## Start Supplied records

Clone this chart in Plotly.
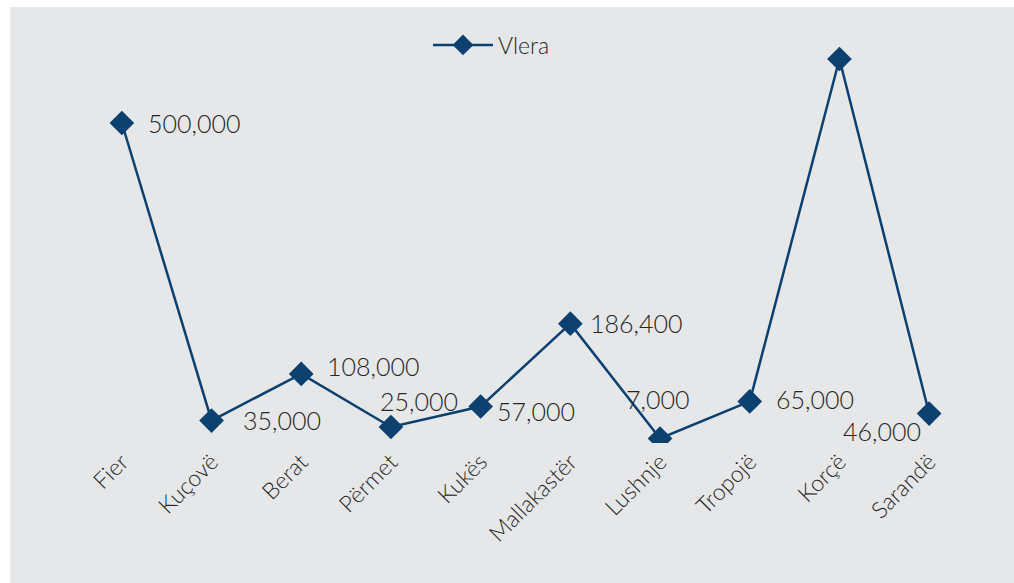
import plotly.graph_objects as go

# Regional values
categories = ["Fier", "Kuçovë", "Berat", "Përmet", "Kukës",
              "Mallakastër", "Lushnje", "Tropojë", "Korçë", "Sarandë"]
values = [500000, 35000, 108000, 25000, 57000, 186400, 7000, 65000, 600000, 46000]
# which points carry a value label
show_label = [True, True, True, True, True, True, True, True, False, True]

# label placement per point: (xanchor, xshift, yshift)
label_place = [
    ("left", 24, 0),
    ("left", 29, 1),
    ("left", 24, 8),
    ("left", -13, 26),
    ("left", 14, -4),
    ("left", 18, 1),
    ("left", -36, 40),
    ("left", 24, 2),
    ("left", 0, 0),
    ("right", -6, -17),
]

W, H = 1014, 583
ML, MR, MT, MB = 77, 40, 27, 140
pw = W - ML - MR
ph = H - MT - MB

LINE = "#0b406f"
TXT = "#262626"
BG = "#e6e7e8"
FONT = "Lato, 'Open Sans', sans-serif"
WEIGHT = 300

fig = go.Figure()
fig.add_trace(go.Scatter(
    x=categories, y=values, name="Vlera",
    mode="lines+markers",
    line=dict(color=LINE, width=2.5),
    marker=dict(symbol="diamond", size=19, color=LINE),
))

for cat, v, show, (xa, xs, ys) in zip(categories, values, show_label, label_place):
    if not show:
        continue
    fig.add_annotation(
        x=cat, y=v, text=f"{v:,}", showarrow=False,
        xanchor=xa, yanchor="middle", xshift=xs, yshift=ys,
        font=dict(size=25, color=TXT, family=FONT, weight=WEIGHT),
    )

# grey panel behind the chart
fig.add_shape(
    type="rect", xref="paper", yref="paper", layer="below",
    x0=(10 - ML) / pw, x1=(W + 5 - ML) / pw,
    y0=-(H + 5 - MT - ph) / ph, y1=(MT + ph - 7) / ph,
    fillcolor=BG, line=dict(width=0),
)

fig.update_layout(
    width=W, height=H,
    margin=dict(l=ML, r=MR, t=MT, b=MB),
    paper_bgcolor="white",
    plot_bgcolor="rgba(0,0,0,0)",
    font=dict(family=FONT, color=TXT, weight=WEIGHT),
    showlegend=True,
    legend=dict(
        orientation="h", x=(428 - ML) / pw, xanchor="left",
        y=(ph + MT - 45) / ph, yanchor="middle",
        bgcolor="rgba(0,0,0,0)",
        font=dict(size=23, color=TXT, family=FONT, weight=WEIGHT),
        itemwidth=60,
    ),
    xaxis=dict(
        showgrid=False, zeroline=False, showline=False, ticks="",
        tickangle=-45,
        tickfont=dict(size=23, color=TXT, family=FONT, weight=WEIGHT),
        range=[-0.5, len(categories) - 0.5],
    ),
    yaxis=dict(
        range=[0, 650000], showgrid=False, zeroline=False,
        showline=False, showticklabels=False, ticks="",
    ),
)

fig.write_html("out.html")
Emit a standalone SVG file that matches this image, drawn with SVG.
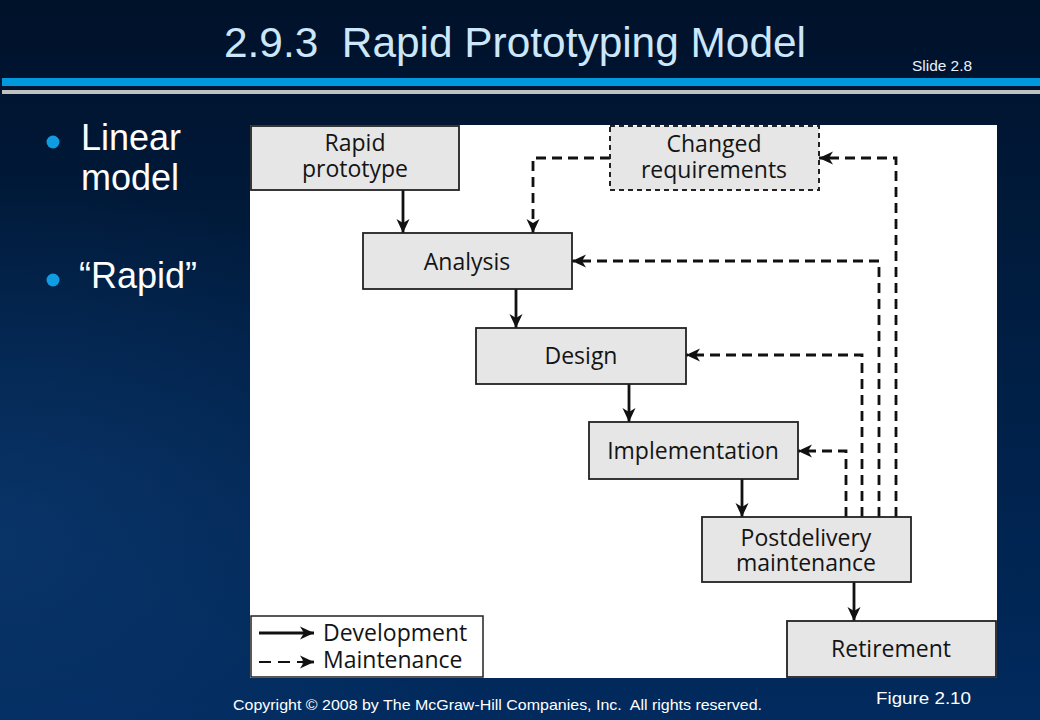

## End Supplied records

Stated task
Which lines hold the word "this"? Copy all of them.

Finished task
Clone this chart in Plotly.
Emit a standalone SVG file that matches this image, drawn with SVG.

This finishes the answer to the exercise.